In 2003, on an episode of VH1's True Spin, Doroschuk responded to two common interpretations of the song. Firstly, he explained "The Safety Dance" is not a call for safe sex, and that this interpretation is "people reading into it a bit too much". Secondly, he explained that it is not an anti-nuclear protest song per se despite the nuclear imagery at the end of the video. Doroschuk stated that "it wasn't a question of just being anti-nuclear, it was a question of being anti-establishment."

==Music video==
The music video for the song (which uses the shorter single version), directed by Tim Pope, is notable for its British folk revival imagery, featuring Morris dancers, Mummers, Punch and Judy and a maypole.
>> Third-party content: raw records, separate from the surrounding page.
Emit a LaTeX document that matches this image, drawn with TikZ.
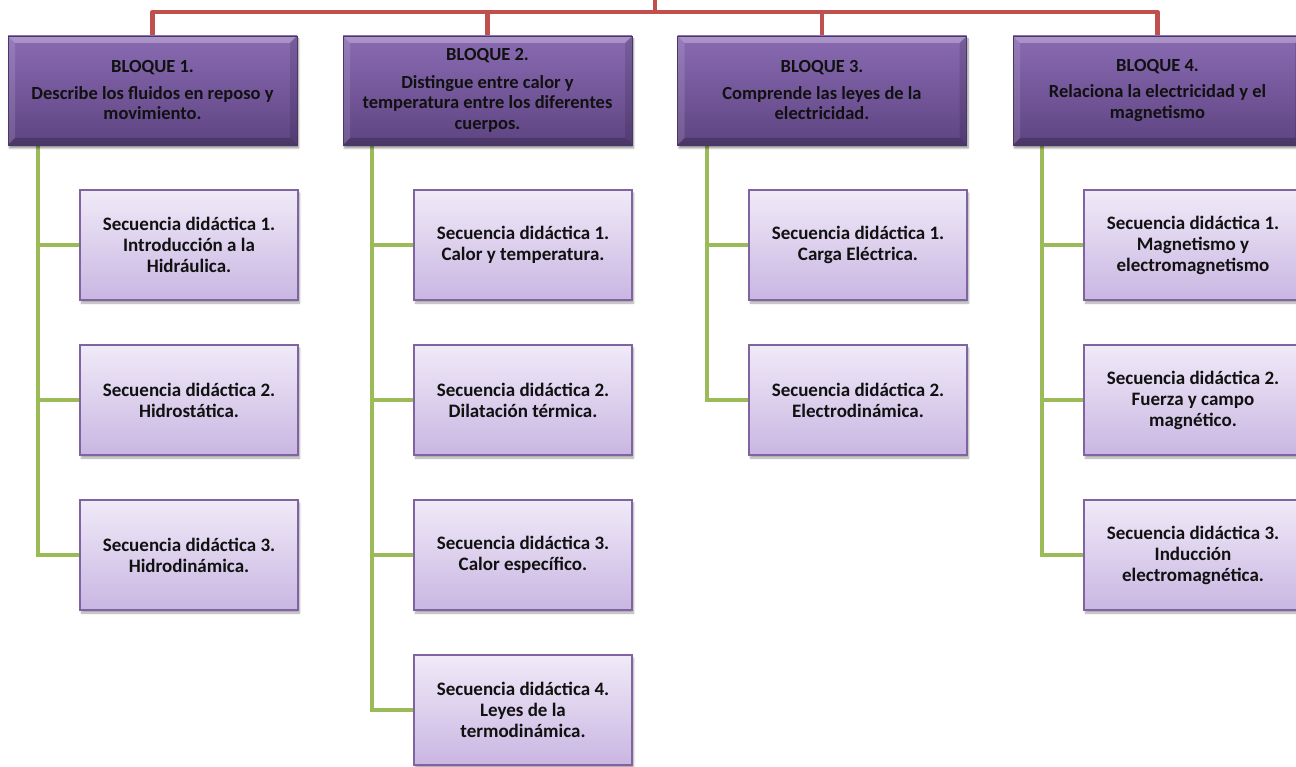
\documentclass[tikz,border=0pt]{standalone}
\usepackage{fontspec}
\setmainfont{Carlito}
\usetikzlibrary{shadows.blur,backgrounds}
\definecolor{hdtop}{HTML}{8A6BB3}
\definecolor{hdbot}{HTML}{5E4482}
\definecolor{chtop}{HTML}{F0EAF8}
\definecolor{chbot}{HTML}{C9B6E2}
\definecolor{chborder}{HTML}{8064A2}
\definecolor{busred}{HTML}{C0504D}
\definecolor{trunkgreen}{HTML}{9BBB59}
\definecolor{txt}{HTML}{111111}
\tikzset{
  header/.style={rectangle, minimum width=289pt, minimum height=109pt, inner sep=0pt,
    top color=hdtop, bottom color=hdbot, draw=hdbot!80!black, line width=0.6pt,
    blur shadow={shadow xshift=1.5pt, shadow yshift=-3pt, shadow blur steps=6, shadow opacity=45},
    text=txt, align=center, font=\fontsize{18.5}{20.5}\selectfont\bfseries,
    path picture={
      \fill[white,opacity=0.28] (path picture bounding box.north west) -- (path picture bounding box.north east)
        -- ([xshift=-7pt,yshift=-7pt]path picture bounding box.north east) -- ([xshift=7pt,yshift=-7pt]path picture bounding box.north west) -- cycle;
      \fill[white,opacity=0.12] (path picture bounding box.north west) -- ([xshift=7pt,yshift=-7pt]path picture bounding box.north west)
        -- ([xshift=7pt,yshift=7pt]path picture bounding box.south west) -- (path picture bounding box.south west) -- cycle;
      \fill[black,opacity=0.2] (path picture bounding box.south west) -- (path picture bounding box.south east)
        -- ([xshift=-7pt,yshift=7pt]path picture bounding box.south east) -- ([xshift=7pt,yshift=7pt]path picture bounding box.south west) -- cycle;
      \fill[black,opacity=0.12] (path picture bounding box.north east) -- ([xshift=-7pt,yshift=-7pt]path picture bounding box.north east)
        -- ([xshift=-7pt,yshift=7pt]path picture bounding box.south east) -- (path picture bounding box.south east) -- cycle;
    }},
  child/.style={rectangle, minimum width=218pt, minimum height=110pt, inner sep=0pt,
    top color=chtop, bottom color=chbot, draw=chborder, line width=1.6pt,
    blur shadow={shadow xshift=1.5pt, shadow yshift=-3pt, shadow blur steps=6, shadow opacity=35},
    text=txt, align=center, font=\fontsize{19}{21}\selectfont\bfseries},
  busline/.style={draw=busred, line width=4.5pt},
  trunkline/.style={draw=trunkgreen, line width=4.5pt}
}
\begin{document}
\begin{tikzpicture}[x=1pt,y=-1pt]
\useasboundingbox (0,0) rectangle (1296,767);
% headers
\node[header] (b1) at (152.5,90.5) {BLOQUE 1.\\[6pt]Describe los fluidos en reposo y\\movimiento.};
\node[header] (b2) at (487.5,90.5) {BLOQUE 2.\\[7pt]Distingue entre calor y\\temperatura entre los diferentes\\cuerpos.};
\node[header] (b3) at (822,90.5) {BLOQUE 3.\\[6pt]Comprende las leyes de la\\electricidad.};
\node[header] (b4) at (1157.5,90.5) {BLOQUE 4.\\[6pt]Relaciona la electricidad y el\\magnetismo};
% children
\node[child] (c11) at (189,245) {Secuencia didáctica 1.\\Introducción a la\\Hidráulica.};
\node[child] (c12) at (189,400) {Secuencia didáctica 2.\\Hidrostática.};
\node[child] (c13) at (189,555) {Secuencia didáctica 3.\\Hidrodinámica.};
\node[child] (c21) at (523,245) {Secuencia didáctica 1.\\Calor y temperatura.};
\node[child] (c22) at (523,400) {Secuencia didáctica 2.\\Dilatación térmica.};
\node[child] (c23) at (523,555) {Secuencia didáctica 3.\\Calor específico.};
\node[child] (c24) at (523,710) {Secuencia didáctica 4.\\Leyes de la\\termodinámica.};
\node[child] (c31) at (858,245) {Secuencia didáctica 1.\\Carga Eléctrica.};
\node[child] (c32) at (858,400) {Secuencia didáctica 2.\\Electrodinámica.};
\node[child] (c41) at (1193,245) {Secuencia didáctica 1.\\Magnetismo y\\electromagnetismo};
\node[child] (c42) at (1193,400) {Secuencia didáctica 2.\\Fuerza y campo\\magnético.};
\node[child] (c43) at (1193,555) {Secuencia didáctica 3.\\Inducción\\electromagnética.};
\coordinate (top) at (655,0);
\coordinate (bus) at (655,12);
\coordinate (t1) at (38,145.5);
\coordinate (t2) at (372,145.5);
\coordinate (t3) at (707,145.5);
\coordinate (t4) at (1042,145.5);
\begin{scope}[on background layer]
% red bus
\draw[busline] (top) -- (bus);
\draw[busline, line join=round] (b1.north) |- (bus);
\draw[busline, line join=round] (b4.north) |- (bus);
\draw[busline] (b2.north) -- (b2.north |- bus);
\draw[busline] (b3.north) -- (b3.north |- bus);
% green trunks
\draw[trunkline] (t1) |- (c13.west);
\draw[trunkline] (t1 |- c11.west) -- (c11.west);
\draw[trunkline] (t1 |- c12.west) -- (c12.west);
\draw[trunkline] (t2) |- (c24.west);
\draw[trunkline] (t2 |- c21.west) -- (c21.west);
\draw[trunkline] (t2 |- c22.west) -- (c22.west);
\draw[trunkline] (t2 |- c23.west) -- (c23.west);
\draw[trunkline] (t3) |- (c32.west);
\draw[trunkline] (t3 |- c31.west) -- (c31.west);
\draw[trunkline] (t4) |- (c43.west);
\draw[trunkline] (t4 |- c41.west) -- (c41.west);
\draw[trunkline] (t4 |- c42.west) -- (c42.west);
\end{scope}
\end{tikzpicture}
\end{document}
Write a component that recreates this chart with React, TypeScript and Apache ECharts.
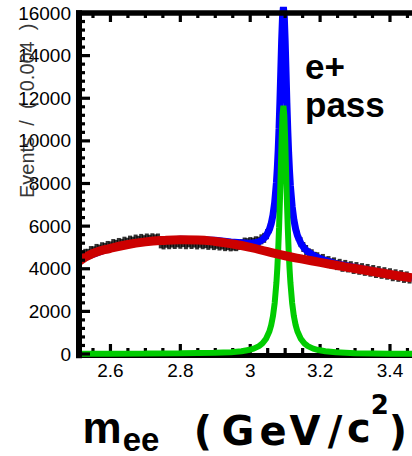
import React, { useEffect, useRef } from "react";
import * as echarts from "echarts";

// ---- data ----
const binStart = 2.512;
const binWidth = 0.008;
const dataVals = [
  4430, 4580, 4700, 4700, 4830, 4820, 4930, 4900, 5010, 4980, 5070, 5050, 5160, 5120, 5210, 5170, 5270, 5220, 5320, 5270,
  5370, 5310, 5400, 5340, 5420, 5360, 5430, 5380, 5420,
  5190, 5140, 5220, 5150, 5230, 5160, 5240, 5170, 5250, 5150, 5240, 5160, 5230, 5140, 5220, 5150, 5200, 5120, 5190, 5110,
  5170, 5090, 5140, 5060, 5110, 5050, 5090, 5060, 5120,
  5150, 5230, 5200, 5250, 5220, 5290, 5270, 5380, 5450, 5620, 5900, 6450, 7400, 9550, 13600,
  16200, 12300, 8700, 6900, 6000, 5550, 5250, 5020, 4880, 4720, 4680, 4560, 4540, 4420, 4460, 4330, 4360, 4250, 4300, 4170,
  4230, 4090, 4180, 4060, 4120, 3990, 4080, 3950, 4030, 3900, 3990, 3860, 3940, 3800, 3890, 3760, 3840, 3720, 3790, 3650,
  3740, 3620, 3700, 3570, 3640, 3540,
];

const bgMass = [2.51, 2.55, 2.6, 2.65, 2.7, 2.75, 2.8, 2.85, 2.9, 2.95, 3.0, 3.05, 3.1, 3.15, 3.2, 3.25, 3.3, 3.35, 3.4, 3.463];
const bgVals = [4350, 4720, 4960, 5140, 5260, 5330, 5360, 5350, 5280, 5160, 5000, 4800, 4610, 4450, 4300, 4150, 4010, 3870, 3730, 3570];

const peakMass = [
  2.51, 2.6, 2.7, 2.8, 2.9, 2.945, 2.975, 2.995, 3.01, 3.025, 3.035, 3.045, 3.055, 3.06, 3.065, 3.07, 3.075, 3.0775, 3.08,
  3.0825, 3.085, 3.0875, 3.09, 3.0925, 3.095, 3.0975, 3.1, 3.1025, 3.105, 3.1075, 3.11, 3.1125, 3.115, 3.12, 3.125, 3.13,
  3.135, 3.145, 3.155, 3.165, 3.18, 3.195, 3.215, 3.245, 3.3, 3.4, 3.463,
];
const sigVals = [
  10, 14, 20, 30, 55, 83, 129, 185, 254, 371, 500, 706, 1067, 1355, 1770, 2390, 3350, 4020, 4865,
  5915, 7190, 8640, 10085, 11215, 11650, 11215, 10085, 8640, 7190, 5915, 4865, 4020, 3350, 2390, 1770, 1355,
  1067, 706, 500, 371, 254, 185, 129, 83, 35, 15, 10,
];
const totVals = [
  4430, 4974, 5280, 5390, 5335, 5253, 5219, 5195, 5204, 5266, 5360, 5526, 5847, 6115, 6510, 7110, 8050, 8710, 9545,
  10585, 11850, 13290, 14725, 15845, 16275, 15830, 14690, 13235, 11775, 10490, 9430, 8575, 7895, 6925, 6290, 5865,
  5567, 5186, 4955, 4796, 4634, 4515, 4389, 4243, 4065, 3755, 3580,
];

const xMajor = [2.6, 2.8, 3.0, 3.2, 3.4];
const xMinor = [2.55, 2.65, 2.7, 2.75, 2.85, 2.9, 2.95, 3.05, 3.1, 3.15, 3.25, 3.3, 3.35, 3.45];
const yMajor = [0, 2000, 4000, 6000, 8000, 10000, 12000, 14000, 16000];
const yMinor = [
  400, 800, 1200, 1600, 2400, 2800, 3200, 3600, 4400, 4800, 5200, 5600, 6400, 6800, 7200, 7600, 8400, 8800, 9200, 9600,
  10400, 10800, 11200, 11600, 12400, 12800, 13200, 13600, 14400, 14800, 15200, 15600,
];

const X_MIN = 2.51;
const X_MAX = 3.463;
const Y_MAX = 16000;

const zip = (xs: number[], ys: number[]) => xs.map((x, i) => [x, ys[i]]);

export default function App() {
  const ref = useRef<HTMLDivElement>(null);
  useEffect(() => {
    if (!ref.current) return;
    const chart = echarts.init(ref.current, undefined, { renderer: "svg" });
    const labelFont = { fontFamily: "Liberation Sans", fontSize: 19, color: "#000" };
    const glyph = (t: string, x: number, y: number, size: number, family = "DejaVu Sans") => ({
      type: "text",
      x,
      y,
      z: 60,
      style: {
        text: t,
        fontFamily: family,
        fontWeight: "bold",
        fontSize: size,
        fill: "#000",
        align: "center",
        verticalAlign: "middle",
      },
    });
    const texts: any[] = [
      {
        type: "text",
        x: 27,
        y: 198,
        z: 60,
        rotation: Math.PI / 2,
        style: {
          text: "Events  /  (  0.004  )",
          fontFamily: "Liberation Sans",
          fontSize: 20,
          fill: "#383838",
          align: "left",
          verticalAlign: "middle",
        },
      },
      { type: "text", x: 305, y: 66, z: 60, style: { text: "e+", fontFamily: "Liberation Sans", fontWeight: "bold", fontSize: 35, fill: "#000", align: "left", verticalAlign: "middle" } },
      { type: "text", x: 305, y: 104, z: 60, style: { text: "pass", fontFamily: "Liberation Sans", fontWeight: "bold", fontSize: 35, fill: "#000", align: "left", verticalAlign: "middle" } },
      glyph("m", 102, 427, 44, "Liberation Sans"),
      glyph("ee", 141, 439, 33, "Liberation Sans"),
      glyph("(", 203, 431, 40),
      glyph("G", 238, 431, 40),
      glyph("e", 273, 431, 40),
      glyph("V", 305, 431, 40),
      glyph("/", 335, 431, 40),
      {
        type: "text",
        x: 347,
        y: 392,
        z: 60,
        style: {
          text: "{c|c}{s|2}",
          fontFamily: "DejaVu Sans",
          fontWeight: "bold",
          fill: "#000",
          align: "left",
          verticalAlign: "top",
          rich: {
            c: { fontFamily: "DejaVu Sans", fontWeight: "bold", fontSize: 40, verticalAlign: "bottom", fill: "#000" },
            s: { fontFamily: "DejaVu Sans", fontWeight: "bold", fontSize: 26, verticalAlign: "top", padding: [0, 0, 30, 0], fill: "#000" },
          },
        },
      },
      glyph(")", 398, 431, 40),
    ];
    chart.setOption({
      animation: false,
      grid: { left: 79, right: 0, top: 13, bottom: 102, containLabel: false },
      xAxis: {
        type: "value",
        min: X_MIN,
        max: X_MAX,
        position: "bottom",
        splitLine: { show: false },
        axisLine: { show: false },
        axisTick: { show: false },
        axisLabel: { show: true, margin: 7, customValues: xMajor, ...labelFont },
      },
      yAxis: {
        type: "value",
        min: 0,
        max: Y_MAX,
        interval: 2000,
        splitLine: { show: false },
        axisLine: { show: false },
        axisTick: { show: false },
        axisLabel: { show: true, margin: 8, formatter: (v: number) => String(v), ...labelFont },
      },
      series: [
        {
          type: "scatter",
          data: dataVals.map((v, i) => [binStart + i * binWidth, v]),
          symbol: "rect",
          symbolSize: [4, 10],
          itemStyle: { color: "#000" },
          z: 1,
          silent: true,
        },
        {
          type: "line",
          data: zip(peakMass, totVals),
          showSymbol: false,
          clip: false,
          lineStyle: { color: "#0000ff", width: 7 },
          z: 2,
        },
        {
          type: "line",
          data: zip(peakMass, sigVals),
          showSymbol: false,
          clip: false,
          lineStyle: { color: "#00cc00", width: 6 },
          z: 3,
        },
        {
          type: "line",
          data: zip(bgMass, bgVals),
          smooth: true,
          showSymbol: false,
          lineStyle: { color: "#cc0000", width: 9 },
          z: 4,
        },
      ],
    });

    // frame and ticks, placed through the chart's own axis scales
    const px = (x: number, y: number) => chart.convertToPixel({ gridIndex: 0 }, [x, y]) as number[];
    const [xL, yBot] = px(X_MIN, 0);
    const [xR, yTop] = px(X_MAX, Y_MAX);
    const rect = (x: number, y: number, w: number, h: number, z: number) => ({
      type: "rect",
      z,
      silent: true,
      shape: { x, y, width: w, height: h },
      style: { fill: "#000" },
    });
    const frame: any[] = [];
    // bottom axis (under the curves) and its ticks
    frame.push(rect(xL - 3, yBot - 1, xR - xL + 10, 5, 0));
    xMajor.forEach((v) => frame.push(rect(px(v, 0)[0] - 1.6, yBot - 10, 3.2, 10, 0)));
    xMinor.forEach((v) => frame.push(rect(px(v, 0)[0] - 1.6, yBot - 6, 3.2, 6, 0)));
    // top and left axes over the curves
    frame.push(rect(xL - 3, yTop - 2.8, xR - xL + 10, 5.5, 50));
    frame.push(rect(xL - 3, yTop - 2.8, 6, yBot - yTop + 7, 50));
    xMajor.forEach((v) => frame.push(rect(px(v, 0)[0] - 1.6, yTop, 3.2, 9, 50)));
    xMinor.forEach((v) => frame.push(rect(px(v, 0)[0] - 1.6, yTop, 3.2, 5, 50)));
    yMajor.forEach((v) => frame.push(rect(xL, px(X_MIN, v)[1] - 1.6, 11, 3.2, 50)));
    yMinor.forEach((v) => frame.push(rect(xL, px(X_MIN, v)[1] - 1.6, 6, 3.2, 50)));

    chart.setOption({ graphic: [...texts, ...frame] });
    return () => chart.dispose();
  }, []);
  return <div ref={ref} style={{ position: "fixed", left: 0, top: 0, width: 412, height: 456, background: "#fff" }} />;
}
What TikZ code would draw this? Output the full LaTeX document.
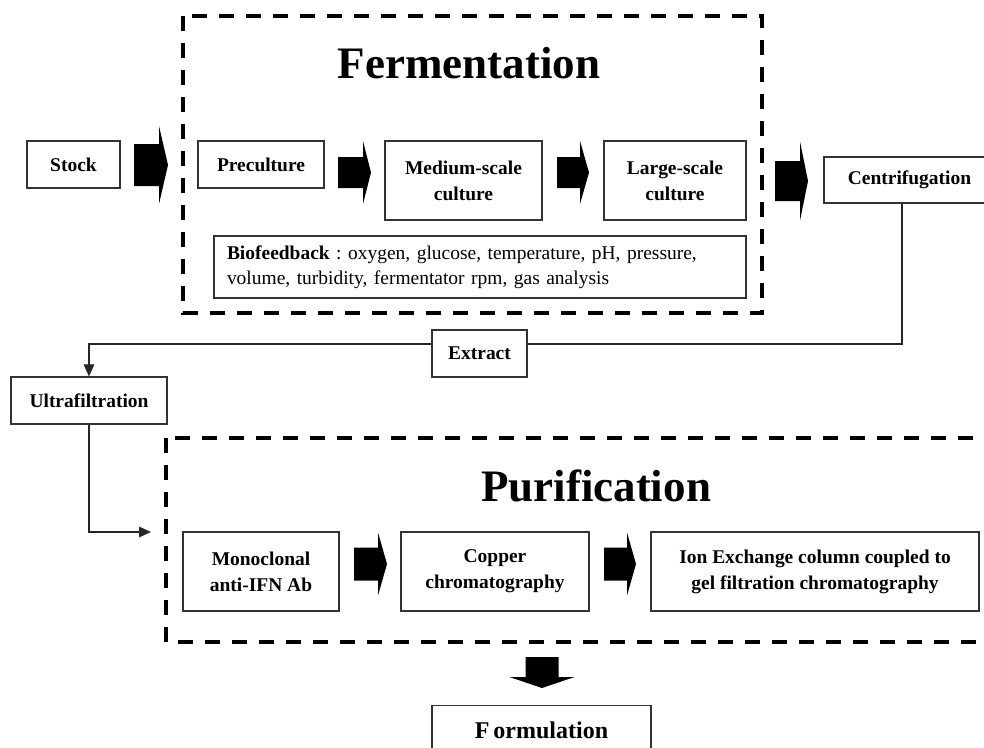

It was filmed in the village of West Kington in Wiltshire, England. Ivan Doroschuk is the only member of the band actually to perform in the video. Doroschuk, and others in the video, can be seen repeatedly forming an "S" sign by jerking both arms into a stiff pose, one arm in an upward curve and the other in a downward curve, apparently referring to the first letter in "safety". The Morris dancers seen in the video were the Chippenham Town Morris Men. The little person actor is Mike Edmonds, whose T-shirt in the video shows the Rhythm of Youth album cover. The identity of the blonde-haired woman by the name of Jenny seen dancing in the video remained unknown until 2013 when she was identified as Louise Court, a journalist who was editor-in-chief at Cosmopolitan and became a director at Hearst Magazines UK in 2015.

==Charts==

===Weekly charts===

| Chart (1983) | Peak position |
|---|---|
| Australia (Kent Music Report) | 5 |
| Austria (Ö3 Austria Top 40) | 7 |
| Belgium (Ultratop 50 Flanders) | 10 |
| Canada Top Singles (RPM) | 11 |
| Denmark (Hitlisten) | 1 |
| France (IFOP) | 64 |
| Ireland (IRMA) | 3 |
| Netherlands (Dutch Top 40) | 29 |
| Netherlands (Single Top 100) | 23 |
| New Zealand (Recorded Music NZ) | 2 |
| Norway (VG-lista) | 3 |
| Portugal (AFP) | 1 |
| South Africa (Springbok Radio) | 1 |
| Sweden (Sverigetopplistan) | 3 |
| Switzerland (Schweizer Hitparade) | 4 |
| UK Singles (Official Charts) | 6 |
| US Billboard Hot 100 | 3 |
| US Dance/Disco Top 80 (Billboard) | 1 |
| US Rock Top Tracks (Billboard) | 21 |
| US Cash Box Top 100 Singles | 1 |
| West Germany (GfK) | 2 |

===Year-end charts===

| Chart (1983) | Position |
|---|---|
| Australia (Kent Music Report) | 23 |
| Canada Top Singles (RPM) | 77 |
| South Africa (Springbok Radio) | 11 |
| US Billboard Hot 100 | 35 |
| US Cash Box Top 100 Singles | 15 |
| West Germany (Media Control) | 20 |

===All-time charts===

| Chart (1964–1996) | Position |
|---|---|
| Canada Top 100 Cancon Tracks (RPM) | 26 |

==Certifications==

| Region | Certification | Certified units/sales |
| Canada (Music Canada) | Gold | 50,000^{^} |
| New Zealand (RMNZ) | Platinum | 30,000^{‡} |
| United Kingdom (BPI) | Gold | 400,000^{‡} |
^{^} Shipments figures based on certification alone. ^{‡} Sales+streaming figures based on certification alone.

==In popular culture==
In 1984, "Weird Al" Yankovic released a parody of "The Safety Dance" titled "The Brady Bunch" on his album In 3-D, about The Brady Bunch TV series.

In 1996, Status Quo released a cover of the song featuring Tessa Niles on their album Don't Stop.

The song is performed in "Dream On", an episode of the TV series Glee. In the episode, wheelchair user Artie Abrams (Kevin McHale) fantasizes about being able to dance and lead a flash mob performance of the song in a shopping mall. Ivan Doroschuk credited this version with "reaching a whole other section of people" to appreciate the song.

Saturday Night Safety Dance is a 1980s-themed program on Sirius XM's 1st Wave channel.

In 2021, Angel Olsen released a cover of the song on her EP of 1980s covers Aisles.